TASK DESCRIPTION - Only the lines from the start of the data through the line containing "import pandas as pd" should be written out, exactly as they are, with both ends included and the pictures left out.

--- DATA EXCERPT ---

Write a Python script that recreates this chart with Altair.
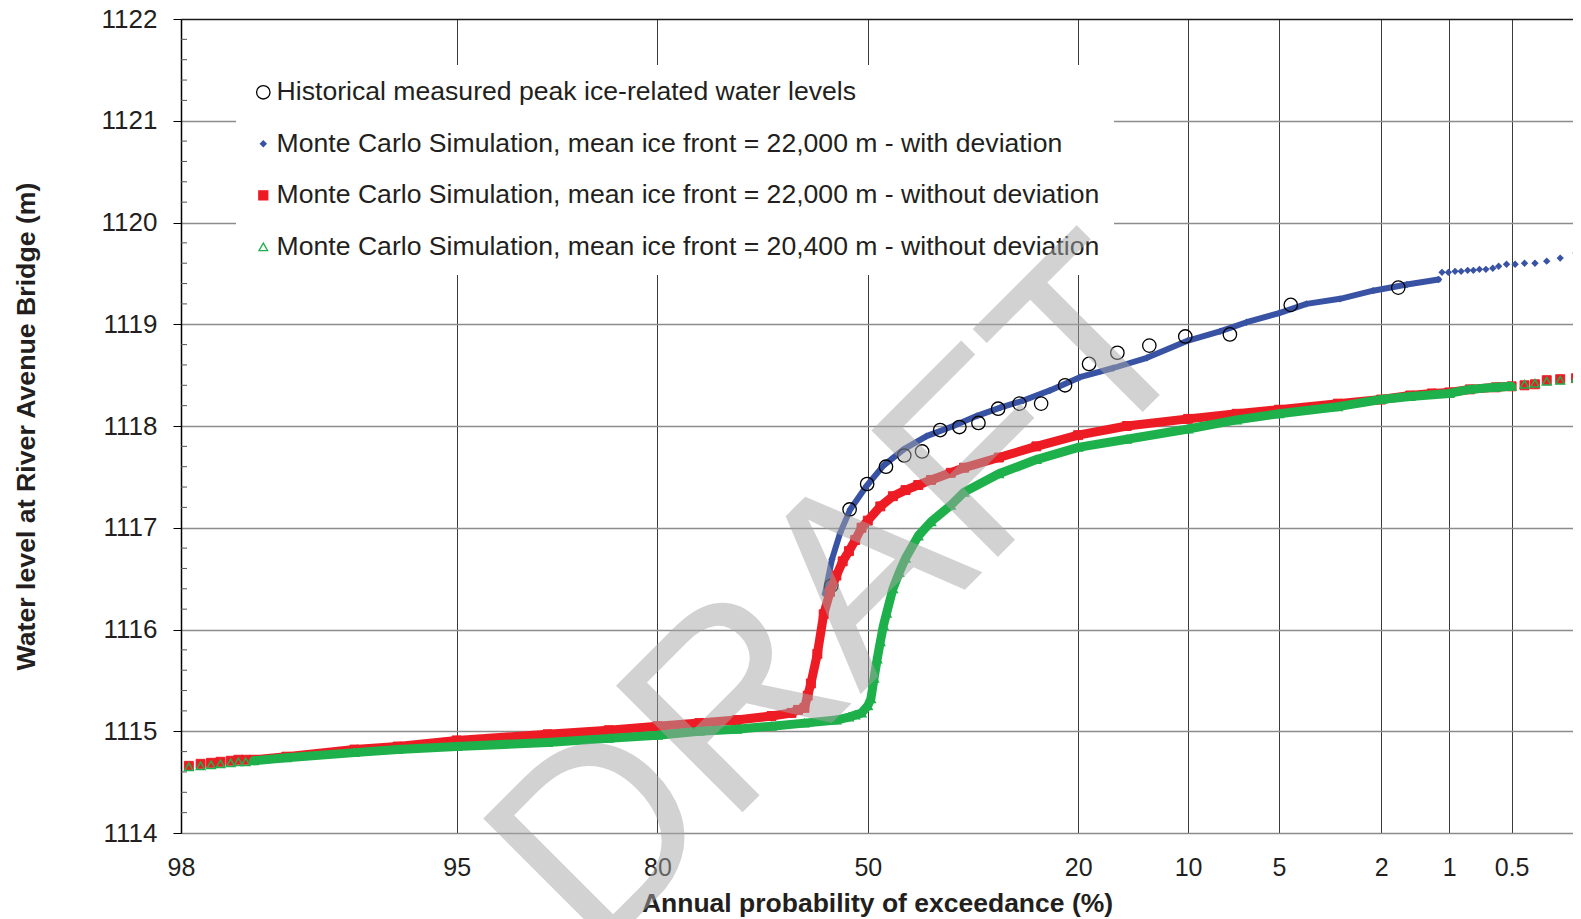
import json
from statistics import NormalDist

import altair as alt
import pandas as pd

# ---------------------------------------------------------------- data
SERIES = [
    "Historical measured peak ice-related water levels",
    "Monte Carlo Simulation, mean ice front = 22,000 m - with deviation",
    "Monte Carlo Simulation, mean ice front = 22,000 m - without deviation",
    "Monte Carlo Simulation, mean ice front = 20,400 m - without deviation",
]

# annual probability of exceedance (%) and water level (m)
HIST_P = [55.8, 52.9, 50.1, 47.1, 44.2, 41.4, 38.6, 35.7, 32.9, 30.1,
          27.2, 24.4, 21.5, 18.8, 15.9, 13.0, 10.2, 7.37, 4.53, 1.69]
HIST_LEVEL = [1116.43, 1117.18, 1117.43, 1117.60, 1117.71, 1117.75, 1117.96, 1117.99, 1118.03, 1118.17,
              1118.22, 1118.22, 1118.40, 1118.61, 1118.72, 1118.79, 1118.88, 1118.90, 1119.19, 1119.36]

BLUE_P = [56.8, 55.7, 54.4, 52.8, 50.2, 47.5, 44.3, 40.7, 36.6, 33.1, 29.8, 26.7, 23.3,
          19.8, 16.3, 13.2, 10.0, 7.94, 6.48, 4.99, 3.96, 2.94, 2.16, 1.55, 1.12]
BLUE_LEVEL = [1116.35, 1116.69, 1116.95, 1117.18, 1117.41, 1117.61, 1117.77, 1117.90, 1118.00, 1118.10,
              1118.18, 1118.25, 1118.35, 1118.48, 1118.57, 1118.67, 1118.84, 1118.93, 1119.02, 1119.11,
              1119.20, 1119.25, 1119.33, 1119.39, 1119.44]
BLUE_TAIL_P = [1.08, 1.01, 0.94, 0.88, 0.82, 0.77, 0.72, 0.67, 0.62, 0.58, 0.53, 0.48, 0.43, 0.38, 0.33, 0.28, 0.23]
BLUE_TAIL_LEVEL = [1119.51, 1119.51, 1119.52, 1119.52, 1119.53, 1119.53, 1119.54, 1119.54, 1119.55,
                   1119.57, 1119.59, 1119.59, 1119.60, 1119.60, 1119.62, 1119.65, 1119.70]

RED_P = [99.3, 99, 98, 97, 95, 90, 85, 80, 75, 70, 65, 62, 61, 60, 59.5, 59, 58, 57, 56, 55,
         54, 53, 52, 51, 50, 48, 46, 44, 42, 40, 37, 35, 30, 25, 20, 15, 10, 7, 5, 3,
         2, 1.5, 1.2, 1, 0.8, 0.6, 0.5]
RED_LEVEL = [1114.72, 1114.75, 1114.82, 1114.85, 1114.91, 1114.97, 1115.01, 1115.05, 1115.08, 1115.11,
             1115.15, 1115.18, 1115.21, 1115.23, 1115.35, 1115.47, 1115.76, 1116.15, 1116.37, 1116.53,
             1116.67, 1116.77, 1116.88, 1117.00, 1117.07, 1117.21, 1117.31, 1117.37, 1117.42, 1117.47,
             1117.54, 1117.59, 1117.69, 1117.80, 1117.91, 1118.00, 1118.07, 1118.12, 1118.16, 1118.22,
             1118.26, 1118.30, 1118.32, 1118.33, 1118.36, 1118.38, 1118.39]
RED_TAIL_P = [99.67, 99.62, 99.57, 99.52, 99.46, 99.41, 99.36, 0.43, 0.38, 0.33, 0.28, 0.23]
RED_TAIL_LEVEL = [1114.66, 1114.68, 1114.69, 1114.70, 1114.71, 1114.72, 1114.72,
                  1118.40, 1118.41, 1118.45, 1118.46, 1118.47]

GREEN_P = [99.3, 99, 98, 97, 95, 90, 85, 80, 75, 70, 65, 60, 55, 53, 52, 51, 50, 49.5, 49, 48.5,
           48, 47.5, 47, 46, 45, 44, 42, 40, 37, 35, 30, 25, 20, 15, 10, 7, 5, 3, 2, 1.5,
           1, 0.8, 0.6, 0.5]
GREEN_LEVEL = [1114.71, 1114.74, 1114.79, 1114.82, 1114.85, 1114.89, 1114.93, 1114.96, 1115.00, 1115.02,
               1115.05, 1115.08, 1115.11, 1115.14, 1115.16, 1115.18, 1115.25, 1115.32, 1115.52, 1115.71,
               1115.88, 1116.04, 1116.16, 1116.40, 1116.56, 1116.70, 1116.92, 1117.06, 1117.22, 1117.35,
               1117.53, 1117.67, 1117.79, 1117.87, 1117.97, 1118.06, 1118.12, 1118.19, 1118.26, 1118.29,
               1118.32, 1118.36, 1118.38, 1118.39]
GREEN_TAIL_P = [99.67, 99.62, 99.57, 99.52, 99.46, 99.41, 99.36, 0.43, 0.38, 0.33, 0.28, 0.23]
GREEN_TAIL_LEVEL = [1114.65, 1114.66, 1114.67, 1114.68, 1114.69, 1114.70, 1114.70,
                    1118.41, 1118.42, 1118.44, 1118.45, 1118.47]

# axis
X_TICK_LABELS = ["98", "95", "80", "50", "20", "10", "5", "2", "1", "0.5"]
X_TICK_P = [99.7, 95, 80, 50, 20, 10, 5, 2, 1, 0.5]   # "98" is printed at the left end of the axis
X_DOMAIN_P = [99.7, 0.239]
Y_DOMAIN = [1114, 1122]
Y_MAJOR = [1114, 1115, 1116, 1117, 1118, 1119, 1120, 1121, 1122]
Y_MINOR = [m + f for m in Y_MAJOR[:-1] for f in (0.2, 0.4, 0.6, 0.8)]

WATERMARK_TEXT = "DRAFT"

# ---------------------------------------------------------------- helpers
ND = NormalDist()


def zval(p):
    """probability-paper coordinate (standard normal variate) of an exceedance %"""
    return ND.inv_cdf(1 - p / 100.0)


def frame(series, ps, levels):
    return pd.DataFrame({"series": series, "p": ps, "level": levels, "z": [zval(p) for p in ps]})


FONT = "Liberation Sans"
INK = "#231f20"
BLUE, RED, GREEN = "#3953a4", "#ed1c24", "#1eb04b"

tick_z = [zval(p) for p in X_TICK_P]
label_expr = f"{json.dumps(X_TICK_LABELS)}[indexof({json.dumps(tick_z)}, datum.value)]"

X = alt.X(
    "z:Q",
    scale=alt.Scale(domain=[zval(p) for p in X_DOMAIN_P], nice=False, zero=False),
    axis=alt.Axis(
        values=tick_z, labelExpr=label_expr, title="Annual probability of exceedance (%)",
        grid=True, gridColor="#3a3a3a", gridWidth=1, ticks=False, tickSize=0, domain=False,
        labelFont=FONT, labelFontSize=25, labelColor=INK, labelFlush=False, labelPadding=22,
        titleFont=FONT, titleFontSize=26.5, titleFontWeight="bold", titleColor=INK, titlePadding=10,
    ),
)
Y = alt.Y(
    "level:Q",
    scale=alt.Scale(domain=Y_DOMAIN, nice=False, zero=False),
    axis=alt.Axis(
        values=Y_MAJOR, format="d", title="Water level at River Avenue Bridge (m)",
        grid=True,
        gridColor={"condition": {"test": f"datum.value == {Y_DOMAIN[1]}", "value": "#1a1a1a"},
                   "value": "#8c8c8c"},
        gridWidth=1.5, tickSize=8, tickColor="#000000",
        domainColor="#000000", domainWidth=1.5,
        labelFont=FONT, labelFontSize=26, labelColor=INK, labelPadding=16,
        titleFont=FONT, titleFontSize=26.7, titleFontWeight="bold", titleColor=INK, titlePadding=61,
    ),
)

LEG = alt.Legend(
    title=None, orient="none", legendX=55, legendY=46, direction="vertical",
    fillColor="white", padding=14, rowPadding=24.5, labelOffset=0,
    labelFont=FONT, labelFontSize=26.6, labelColor=INK, labelLimit=2000,
    symbolStrokeWidth=1.3,
)
SHAPES = ["circle", "diamond", "square", "triangle-up"]
FILLS = ["transparent", BLUE, RED, "transparent"]
STROKES = ["#000000", BLUE, RED, GREEN]
SIZES = [180, 32, 80, 75]


def points(df, stroke_width):
    return alt.Chart(df).mark_point(opacity=1, strokeWidth=stroke_width).encode(
        x=X, y=Y,
        shape=alt.Shape("series:N", scale=alt.Scale(domain=SERIES, range=SHAPES), legend=LEG),
        fill=alt.Fill("series:N", scale=alt.Scale(domain=SERIES, range=FILLS), legend=LEG),
        stroke=alt.Stroke("series:N", scale=alt.Scale(domain=SERIES, range=STROKES), legend=LEG),
        size=alt.Size("series:N", scale=alt.Scale(type="ordinal", domain=SERIES, range=SIZES), legend=LEG),
    )


def line(df, color, width):
    return alt.Chart(df).mark_line(color=color, strokeWidth=width, strokeCap="round",
                                   strokeJoin="round").encode(x=X, y=Y)


hist = frame(SERIES[0], HIST_P, HIST_LEVEL)
blue = frame(SERIES[1], BLUE_P, BLUE_LEVEL)
blue_all = pd.concat([blue, frame(SERIES[1], BLUE_TAIL_P, BLUE_TAIL_LEVEL)])
red = frame(SERIES[2], RED_P, RED_LEVEL)
red_all = pd.concat([red, frame(SERIES[2], RED_TAIL_P, RED_TAIL_LEVEL)])
green = frame(SERIES[3], GREEN_P, GREEN_LEVEL)
green_all = pd.concat([green, frame(SERIES[3], GREEN_TAIL_P, GREEN_TAIL_LEVEL)])

minor = alt.Chart(pd.DataFrame({"level": Y_MINOR})).mark_rule(color="#555555", strokeWidth=1).encode(
    y=Y, x=alt.value(0), x2=alt.value(6))

# the "DRAFT" stamp is drawn as the (rotated, translucent) chart title so that it lies over everything,
# legend included, as in the original
stamp = alt.TitleParams(
    text=WATERMARK_TEXT, orient="none", anchor="start", frame="group", offset=0,
    angle=315, font=FONT, fontSize=260, fontWeight="normal", color="rgba(166,166,166,0.5)",
    align="left", baseline="alphabetic", dx=-373, dy=958,
)

chart = alt.layer(
    minor,
    line(blue, BLUE, 6),
    points(blue_all, 1.2),
    points(hist, 1.3),
    line(red, RED, 9),
    points(red_all, 1.0),
    line(green, GREEN, 9),
    points(green_all, 1.5),
).properties(
    title=stamp,
    width=1392, height=814,
    padding={"left": 173, "top": 11, "right": 0, "bottom": 92},
    autosize=alt.AutoSizeParams(type="none"),
    background="white",
).configure_view(stroke="transparent")

chart.save("out.html", embed_options={"renderer": "svg", "actions": False})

---

WRITTEN REPLY -
Write a Python script that recreates this chart with Altair.
import json
from statistics import NormalDist

import altair as alt
import pandas as pd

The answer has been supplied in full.